> DATA SEGMENT:
---
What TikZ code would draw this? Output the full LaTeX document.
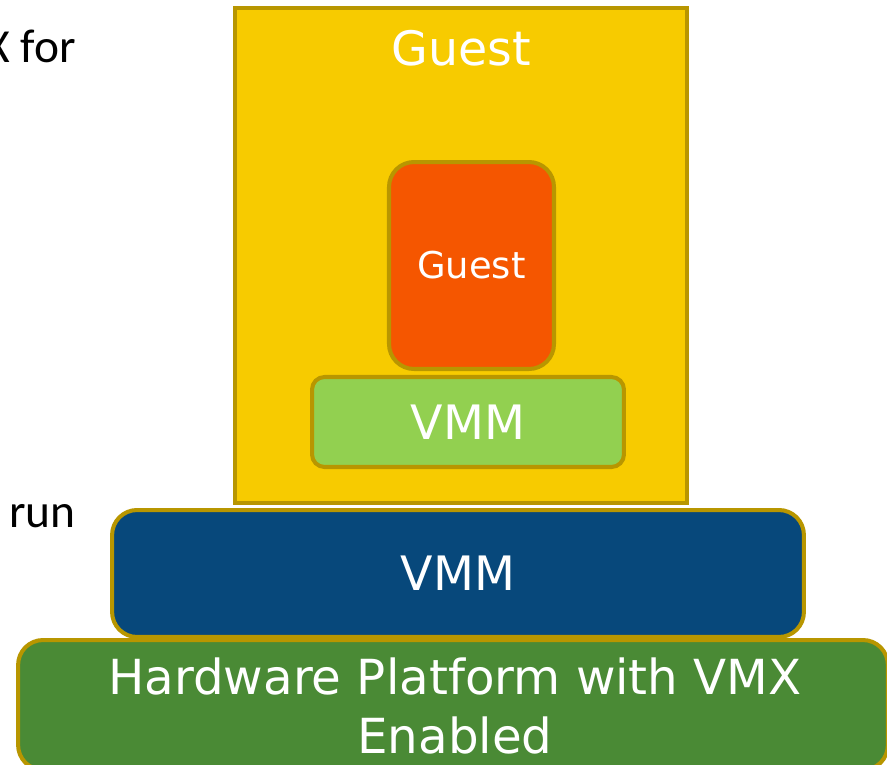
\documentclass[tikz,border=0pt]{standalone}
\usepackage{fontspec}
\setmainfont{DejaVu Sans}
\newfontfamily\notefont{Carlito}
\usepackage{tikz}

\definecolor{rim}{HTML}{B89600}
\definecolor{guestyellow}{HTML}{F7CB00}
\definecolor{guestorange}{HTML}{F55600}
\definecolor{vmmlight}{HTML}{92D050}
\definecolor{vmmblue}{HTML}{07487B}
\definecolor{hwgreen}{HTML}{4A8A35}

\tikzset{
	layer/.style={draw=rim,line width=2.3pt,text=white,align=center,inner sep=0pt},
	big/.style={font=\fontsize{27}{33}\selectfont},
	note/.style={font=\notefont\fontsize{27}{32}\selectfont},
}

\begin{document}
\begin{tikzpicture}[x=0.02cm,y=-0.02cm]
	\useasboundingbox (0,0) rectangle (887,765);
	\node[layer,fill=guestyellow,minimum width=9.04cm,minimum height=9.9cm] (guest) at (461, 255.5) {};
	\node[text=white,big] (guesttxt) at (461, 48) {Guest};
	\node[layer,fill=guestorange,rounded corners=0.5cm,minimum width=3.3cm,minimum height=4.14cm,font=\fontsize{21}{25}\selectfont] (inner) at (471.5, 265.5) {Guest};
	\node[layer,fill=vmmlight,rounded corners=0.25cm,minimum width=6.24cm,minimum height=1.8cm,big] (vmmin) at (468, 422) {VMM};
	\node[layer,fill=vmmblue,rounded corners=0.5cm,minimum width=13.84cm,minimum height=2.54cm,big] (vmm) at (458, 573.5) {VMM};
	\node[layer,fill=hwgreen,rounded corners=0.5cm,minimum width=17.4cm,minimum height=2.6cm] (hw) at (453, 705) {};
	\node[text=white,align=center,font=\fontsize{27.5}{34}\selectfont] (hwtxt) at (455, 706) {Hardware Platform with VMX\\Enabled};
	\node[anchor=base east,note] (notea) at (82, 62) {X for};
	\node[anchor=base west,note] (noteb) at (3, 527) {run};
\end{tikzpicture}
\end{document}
---
> TASK OBJECTIVE: Reproduce each line holding the word "draw".

> TASK OUTPUT:
What TikZ code would draw this? Output the full LaTeX document.
	layer/.style={draw=rim,line width=2.3pt,text=white,align=center,inner sep=0pt},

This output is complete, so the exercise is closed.